Not only does complaining do damage to your body by releasing cortisol and shrinking the part of your brain used in memory and learning, but so does being around people that complain.
Jon Gordon, author of the book The No Complaining Rule, actually likens it to being around second-hand smoke.
The 1996 study from Stanford University took MRIs of brains affected by stress chemicals. Past studies noticed one hormone, in particular, called glucocorticoid caused the dendrites in the neurons of rats and baboons to shrivel after a lengthened exposure. They even noted that “prolonged exposure can kill the neurons or make them vulnerable to destruction during a brain injury or stroke.”
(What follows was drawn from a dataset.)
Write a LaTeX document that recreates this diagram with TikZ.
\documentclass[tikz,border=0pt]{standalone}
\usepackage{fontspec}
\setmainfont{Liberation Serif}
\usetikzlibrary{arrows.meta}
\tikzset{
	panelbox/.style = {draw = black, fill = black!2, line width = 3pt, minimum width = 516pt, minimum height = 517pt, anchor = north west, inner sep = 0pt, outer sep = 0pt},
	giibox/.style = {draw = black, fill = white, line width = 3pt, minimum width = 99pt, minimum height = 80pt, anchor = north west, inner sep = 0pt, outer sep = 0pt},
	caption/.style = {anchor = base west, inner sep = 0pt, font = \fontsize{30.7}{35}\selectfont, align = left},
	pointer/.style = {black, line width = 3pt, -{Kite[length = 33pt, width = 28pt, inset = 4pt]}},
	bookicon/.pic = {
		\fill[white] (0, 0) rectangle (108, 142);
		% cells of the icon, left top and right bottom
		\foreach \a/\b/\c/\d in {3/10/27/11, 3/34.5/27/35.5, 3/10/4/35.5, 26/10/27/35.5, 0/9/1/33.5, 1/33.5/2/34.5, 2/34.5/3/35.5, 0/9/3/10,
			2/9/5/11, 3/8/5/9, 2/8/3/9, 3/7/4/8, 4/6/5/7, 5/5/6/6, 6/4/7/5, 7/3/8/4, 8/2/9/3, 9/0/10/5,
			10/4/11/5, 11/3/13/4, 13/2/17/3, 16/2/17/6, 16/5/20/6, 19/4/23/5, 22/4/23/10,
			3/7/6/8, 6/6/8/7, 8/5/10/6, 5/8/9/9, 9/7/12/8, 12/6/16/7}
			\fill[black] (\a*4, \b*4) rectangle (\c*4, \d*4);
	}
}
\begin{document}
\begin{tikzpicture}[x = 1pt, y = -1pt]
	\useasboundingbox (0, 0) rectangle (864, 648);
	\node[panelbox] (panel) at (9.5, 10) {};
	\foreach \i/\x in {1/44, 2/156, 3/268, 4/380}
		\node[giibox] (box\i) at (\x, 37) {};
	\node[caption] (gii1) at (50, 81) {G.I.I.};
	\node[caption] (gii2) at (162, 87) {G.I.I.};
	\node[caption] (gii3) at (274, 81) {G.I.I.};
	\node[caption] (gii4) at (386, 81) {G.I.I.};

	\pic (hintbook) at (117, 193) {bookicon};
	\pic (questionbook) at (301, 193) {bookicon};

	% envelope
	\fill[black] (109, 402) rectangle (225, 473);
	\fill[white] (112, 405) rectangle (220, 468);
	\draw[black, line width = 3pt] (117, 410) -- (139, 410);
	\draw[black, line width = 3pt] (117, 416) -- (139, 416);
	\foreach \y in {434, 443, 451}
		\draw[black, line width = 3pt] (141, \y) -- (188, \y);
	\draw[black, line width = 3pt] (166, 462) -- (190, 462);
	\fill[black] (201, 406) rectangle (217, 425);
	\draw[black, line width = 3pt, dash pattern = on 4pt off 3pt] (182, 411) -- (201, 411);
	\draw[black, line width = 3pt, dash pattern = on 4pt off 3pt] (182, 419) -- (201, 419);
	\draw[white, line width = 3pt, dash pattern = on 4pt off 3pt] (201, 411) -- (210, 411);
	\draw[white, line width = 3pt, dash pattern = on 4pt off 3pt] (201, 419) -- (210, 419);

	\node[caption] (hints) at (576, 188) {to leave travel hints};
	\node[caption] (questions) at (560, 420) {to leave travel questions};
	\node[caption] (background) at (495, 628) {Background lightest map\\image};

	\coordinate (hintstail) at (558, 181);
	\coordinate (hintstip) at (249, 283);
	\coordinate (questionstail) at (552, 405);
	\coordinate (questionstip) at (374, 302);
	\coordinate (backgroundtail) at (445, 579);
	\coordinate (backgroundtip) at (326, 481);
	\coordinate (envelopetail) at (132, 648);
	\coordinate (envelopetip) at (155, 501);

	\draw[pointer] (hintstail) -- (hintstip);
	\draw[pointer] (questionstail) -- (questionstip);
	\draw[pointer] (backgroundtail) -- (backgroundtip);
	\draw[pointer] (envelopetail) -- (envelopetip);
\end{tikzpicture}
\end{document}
The recent MRI scans of humans saw that the most change of those exposed to high levels of glucocorticoid had a reduced hippocampus. According to the study, “the hippocampus is the region of the brain responsible for explicit, declarative memory for knowing a fact like an address or the name of a friend, and knowing that one knows it. Its neurons are rich in glucocorticoid receptors; this is the region where animal studies have shown that stress hormones can damage neurons.”
When studying patients that had suffered long term depression, they noticed that the hippocampi were, on average, 15% smaller than those that had not been under stress. Vietnam veterans suffering from PTSD had 26% small hippocampi than those vets that hadn’t been suffering.
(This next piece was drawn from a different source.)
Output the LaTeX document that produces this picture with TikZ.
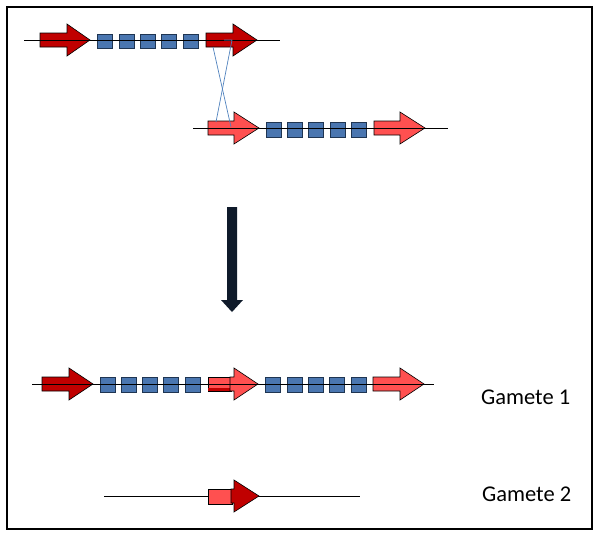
\documentclass[tikz,border=0pt]{standalone}
\usepackage{fontspec}
\setmainfont{Carlito}
\definecolor{darkred}{HTML}{C00000}
\definecolor{lightred}{HTML}{FF5050}
\definecolor{boxblue}{HTML}{4A76B0}
\definecolor{boxedge}{HTML}{1F3552}
\definecolor{crossblue}{HTML}{4F81BD}
\definecolor{navy}{HTML}{0F1A2A}
\newcommand{\genearrow}[5]{%
  \draw[genestyle,fill=#5] (#1,#4-7) -- (#2,#4-7) -- (#2,#4-16) -- (#3,#4)
    -- (#2,#4+16) -- (#2,#4+7) -- (#1,#4+7) -- cycle;}
\newcommand{\bluebox}[3]{%
  \node[repbox] (#1) at (#2,#3) {};}
\tikzset{
  genestyle/.style={draw=black, line width=0.6pt, line join=miter},
  repbox/.style={draw=boxedge, fill=boxblue, line width=0.6pt, minimum width=15pt, minimum height=14.5pt, inner sep=0pt},
  backbone/.style={draw=black, line width=0.8pt},
  crossline/.style={draw=crossblue, line width=0.7pt},
  label/.style={font=\fontsize{22.5}{26}\selectfont, anchor=west, inner sep=0pt}
}
\begin{document}
\begin{tikzpicture}[x=1pt,y=-1pt]
\useasboundingbox (0,0) rectangle (600,536);
\draw[line width=2pt] (7,7) rectangle (592,529);

% Row 1
\coordinate (r1s) at (24,40);
\coordinate (r1e) at (280,40);
\genearrow{40}{67}{90}{40}{darkred}
\foreach \i/\x in {1/105.2,2/126.5,3/147.8,4/169.1,5/190.4} {\bluebox{ra\i}{\x}{41.3}}
\genearrow{206}{233}{257}{40}{darkred}
\draw[backbone] (r1s) -- (r1e);

% Row 2
\coordinate (r2s) at (193,128);
\coordinate (r2e) at (448,128);
\genearrow{208}{234}{259}{128}{lightred}
\foreach \i/\x in {1/273.5,2/294.8,3/316.1,4/337.4,5/358.7} {\bluebox{rb\i}{\x}{130}}
\genearrow{374}{400}{425}{128}{lightred}
\draw[backbone] (r2s) -- (r2e);

% crossover lines
\coordinate (ca1) at (213,47);
\coordinate (ca2) at (231,127);
\coordinate (cb0) at (224,40);
\coordinate (cb1) at (232,40);
\coordinate (cb2) at (216,122);
\draw[crossline] (ca1) -- (ca2);
\draw[crossline] (cb0) -- (cb1) -- (cb2);

% big down arrow
\coordinate (dtop) at (232,207);
\coordinate (dtip) at (232,312);
\fill[navy] (227,207) -- (237,207) -- (237,300) -- (243,300) -- (dtip)
  -- (221,300) -- (227,300) -- cycle;

% Row 3 (Gamete 1)
\coordinate (r3s) at (32,384);
\coordinate (r3e) at (434,384);
\genearrow{42}{69}{93}{384}{darkred}
\foreach \i/\x in {1/107.5,2/128.5,3/149.8,4/171,5/192.5} {\bluebox{rc\i}{\x}{385}}
\draw[genestyle,fill=lightred] (208,377) rectangle (231,391);
\fill[darkred] (208.3,387.5) rectangle (230.7,390.7);
\genearrow{230}{234}{258}{384}{lightred}
\foreach \i/\x in {1/273.2,2/294.5,3/315.8,4/337.1,5/358.5} {\bluebox{rd\i}{\x}{385}}
\genearrow{373}{400}{424}{384}{lightred}
\draw[backbone] (r3s) -- (r3e);

% Row 4 (Gamete 2)
\coordinate (r4s) at (104,496);
\coordinate (r4e) at (360,496);
\draw[backbone] (r4s) -- (r4e);
\draw[genestyle,fill=lightred] (208,489) rectangle (232,504);
\genearrow{231}{234}{259}{496}{darkred}

% labels
\node[label] (g1) at (481,397) {Gamete 1};
\node[label] (g2) at (482,494) {Gamete 2};
\end{tikzpicture}
\end{document}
They stress that this study, alone, is not proof that the glucocorticoids are responsible for the shrinking of the brain, but that other studies also point to this being the case.
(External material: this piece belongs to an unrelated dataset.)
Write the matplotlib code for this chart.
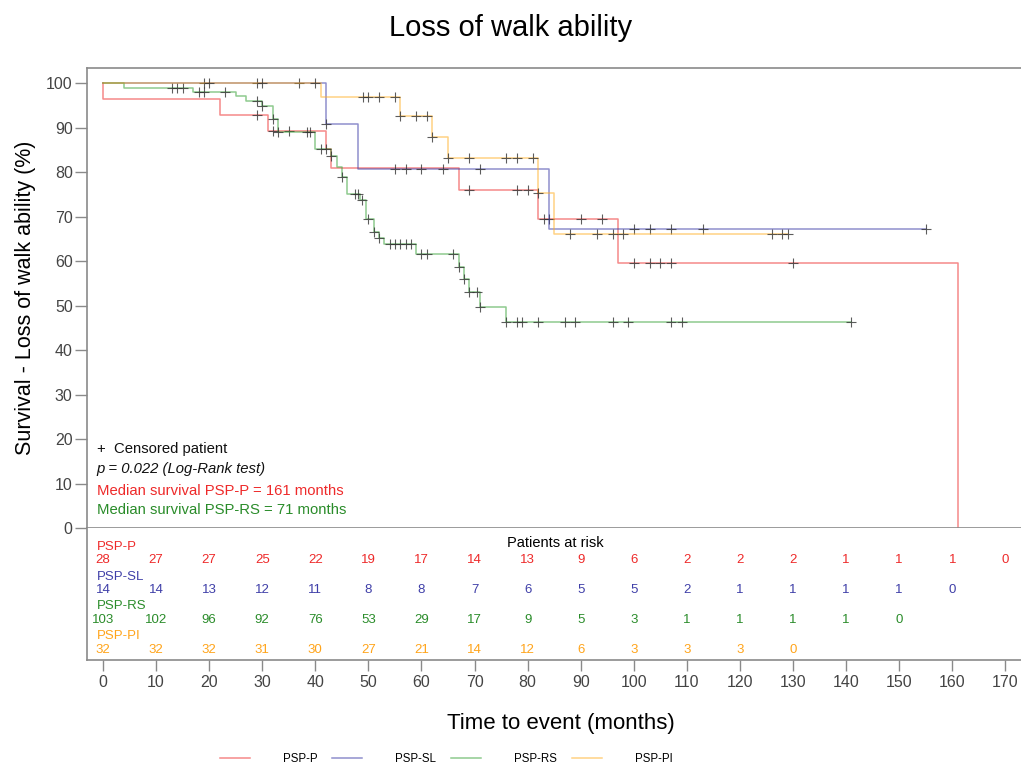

Unrelated to the study is Guy Winch, PhD and author of The Squeaky Wheel, who says that “95% of consumers who have a problem with a product don’t complain to the company, but they will tell their tale to eight to 16 people” and that it is this constant misdirection and continually bringing up the problem that does the long term damage. When we are able to focus our complaint to the person or party that needs to hear it, and do it with the aim for a positive resolution, it can actually strengthen relationships.
So remember, complain with a purpose and with the intent to resolve the issue. Don’t use it as a tool to vent but as a point of resolution. Break your ego’s fear of confrontation and you will be better off for it.